OPINION:
The heat is on at the Internal Revenue Service. Everyone is feeling it. Congressional committee chairmen — all Republicans, of course — are competing to be first to get to the bottom of the agency’s scandals. The tax man has targeted conservatives and illegally leaked information that was used to smear a presidential candidate, and then the agency conveniently “lost” the relevant emails.
Prudence and common sense suggest that now is not the time to defy a federal court order. In this administration, however, prudence is AWOL and good sense is scarce. “No” means “yes.”
The U.S. Court of Appeals for the District of Columbia Circuit was clear indeed when it concluded earlier this year that the IRS has no legal authority to regulate kitchen-table tax preparers. The agency implausibly insisted that a Civil War-era law about horses gave it the right to impose a licensing regime on small entrepreneurs. The appeals court scorched the IRS for this “expansive, atextual and ahistorical” reading of the law.

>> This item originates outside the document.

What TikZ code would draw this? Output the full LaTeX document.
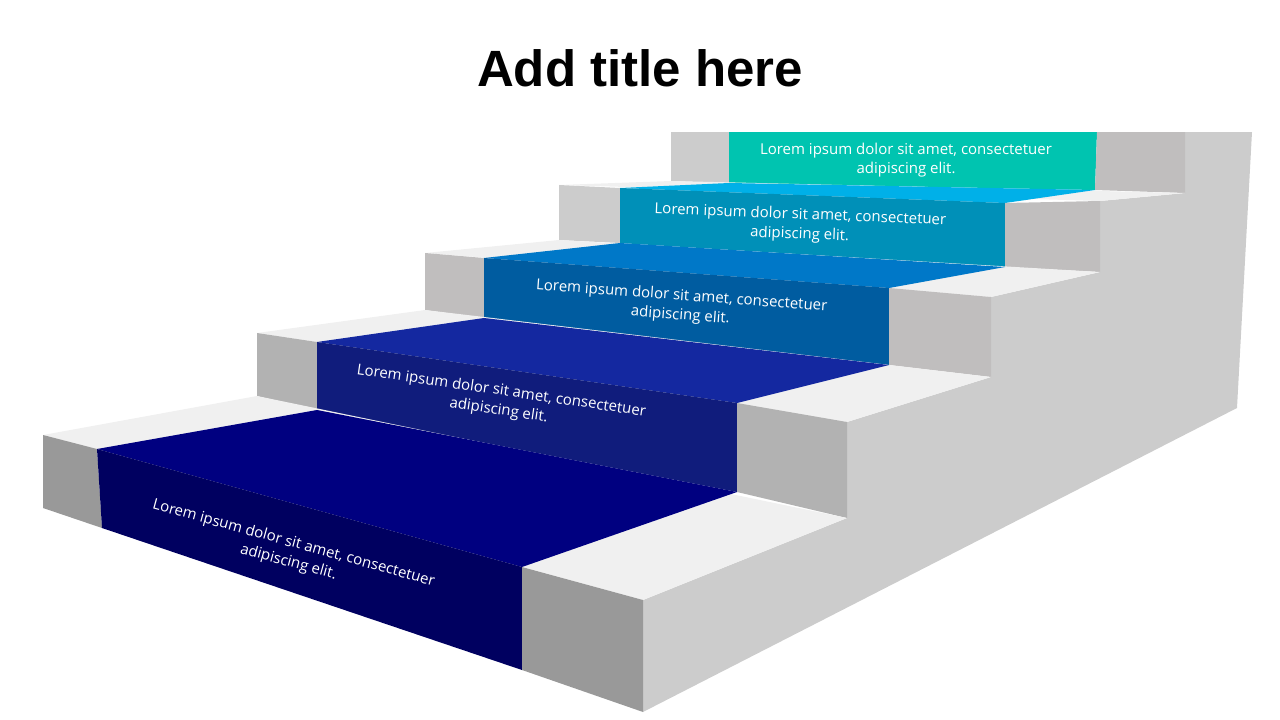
\documentclass[tikz,border=0pt]{standalone}
\usepackage{fontspec}
\setmainfont{Open Sans}
\newfontfamily\titlefont{Liberation Sans}
\begin{document}
\begin{tikzpicture}[x=1pt,y=-1pt,
  txt/.style={text=white,align=center,font=\fontsize{15}{19.5}\selectfont}]
\useasboundingbox (0,0) rectangle (1280,720);
% side wall
\fill[black!20] (643,712)--(643,600)--(847,518)--(847,422)--(991,377)--(991,297)--(1100,272)--(1100,201)--(1185,193)--(1185,132)--(1252,132)--(1237,408)--cycle;
% step 5 riser
\fill[black!20] (671,132)--(729,132)--(729,183)--(671,181)--cycle;
\fill[color={rgb,255:red,0;green,196;blue,176}] (729,132)--(1097,132)--(1095,190)--(729,183)--cycle;
\fill[color={rgb,255:red,192;green,190;blue,190}] (1097,132)--(1185,132)--(1185,193)--(1095,190)--cycle;
% step 4 tread
\fill[black!6] (559,185)--(671,181)--(1185,193)--(1100,201)--cycle;
\fill[color={rgb,255:red,0;green,176;blue,232}] (620,188)--(729,183)--(1095,190)--(1005,203)--cycle;
% step 4 riser
\fill[black!20] (559,185)--(620,188)--(620,243)--(559,240)--cycle;
\fill[color={rgb,255:red,0;green,144;blue,184}] (620,188)--(1005,203)--(1005,267)--(620,243)--cycle;
\fill[color={rgb,255:red,192;green,190;blue,190}] (1005,203)--(1100,201)--(1100,272)--(1005,267)--cycle;
% step 3 tread
\fill[black!6] (425,253)--(559,240)--(1100,272)--(991,297)--cycle;
\fill[color={rgb,255:red,0;green,120;blue,200}] (484,258)--(620,243)--(1005,267)--(889,288)--cycle;
% step 3 riser
\fill[color={rgb,255:red,192;green,190;blue,190}] (425,253)--(484,258)--(484,318)--(425,310)--cycle;
\fill[color={rgb,255:red,0;green,92;blue,160}] (484,258)--(889,288)--(889,365)--(484,318)--cycle;
\fill[color={rgb,255:red,192;green,190;blue,190}] (889,288)--(991,297)--(991,377)--(889,365)--cycle;
% step 2 tread
\fill[black!6] (257,333)--(425,310)--(991,377)--(847,422)--cycle;
\fill[color={rgb,255:red,20;green,40;blue,160}] (317,342)--(484,318)--(889,365)--(737,403)--cycle;
% step 2 riser
\fill[black!30] (257,333)--(317,342)--(317,410)--(257,396)--cycle;
\fill[color={rgb,255:red,16;green,28;blue,124}] (317,342)--(737,403)--(737,492)--(317,410)--cycle;
\fill[black!30] (737,403)--(847,422)--(847,518)--(737,492)--cycle;
% step 1 tread
\fill[black!6] (43,435)--(257,396)--(847,518)--(643,600)--cycle;
\fill[color={rgb,255:red,0;green,0;blue,128}] (97,449)--(317,410)--(737,492)--(522,567)--cycle;
% step 1 riser
\fill[black!40] (43,435)--(97,449)--(102,528)--(43,508)--cycle;
\fill[color={rgb,255:red,0;green,0;blue,96}] (97,449)--(522,567)--(522,670)--(102,528)--cycle;
\fill[black!40] (522,567)--(643,600)--(643,712)--(522,670)--cycle;
% texts
\node[font=\titlefont\bfseries\fontsize{51}{55}\selectfont] (title) at (640,68) {Add title here};
\node[txt] (t5) at (906,160) {Lorem ipsum dolor sit amet, consectetuer\\adipiscing elit.};
\node[txt,rotate=-2.2] (t4) at (800,225) {Lorem ipsum dolor sit amet, consectetuer\\adipiscing elit.};
\node[txt,rotate=-4.2] (t3) at (681,306) {Lorem ipsum dolor sit amet, consectetuer\\adipiscing elit.};
\node[txt,rotate=-8.3] (t2) at (500,401) {Lorem ipsum dolor sit amet, consectetuer\\adipiscing elit.};
\node[txt,rotate=-15.4] (t1) at (291,553) {Lorem ipsum dolor sit amet, consectetuer\\adipiscing elit.};
\end{tikzpicture}
\end{document}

Undaunted, the IRS has repackaged the scheme as a “voluntary” program that regulates the same people the court said the agency has no power to regulate. With straight face, the IRS administrators refer to the income tax as “voluntary,” too. We urge one and all not to take the IRS literally on this occasion.
John Koskinen, the embattled commissioner of the IRS, calls the renewed scheme an “effort to improve service to taxpayers.” The entrepreneurs who would be affected, as represented by American Institute of Certified Public Accountants, call it a backdoor attack on their livelihood.
“The proposed program would contravene the results, reasoning and judicial concerns underlying the court’s opinion in Loving [v. IRS],” the group’s chairman, William Balhoff, wrote last week to Mr. Koskinen. “The proposed program is therefore an impermissible end-run around binding precedent and presents litigation risks for the IRS.”
The danger for the IRS is that the courts have seen through similar efforts to disguise agency pronouncements as voluntary. When agency dictates are “binding as a practical matter,” they are subject to all the same legal requirements as a formal rule — something that has already been struck down.
A lot of money is at stake. Americans spend about $9 billion each year to hire someone to fill out tax forms that grow ever more confusing and complicated. Major tax-preparation firms, such as H&R Block, are itching for licensing as a barrier to the kitchen-table competitors who can’t afford the time and money to obtain IRS certification for something they do on the side for a few weeks out of the year.
If the IRS wants to impose rules on tax preparers, it must go to Congress and ask, politely, for a law granting it the authority to do so. President Obama and his men are an impatient lot. They would rather skip the law and do what they want. The IRS may need new lawyers, who could tell the tax men that when a judge says “no,” he means no.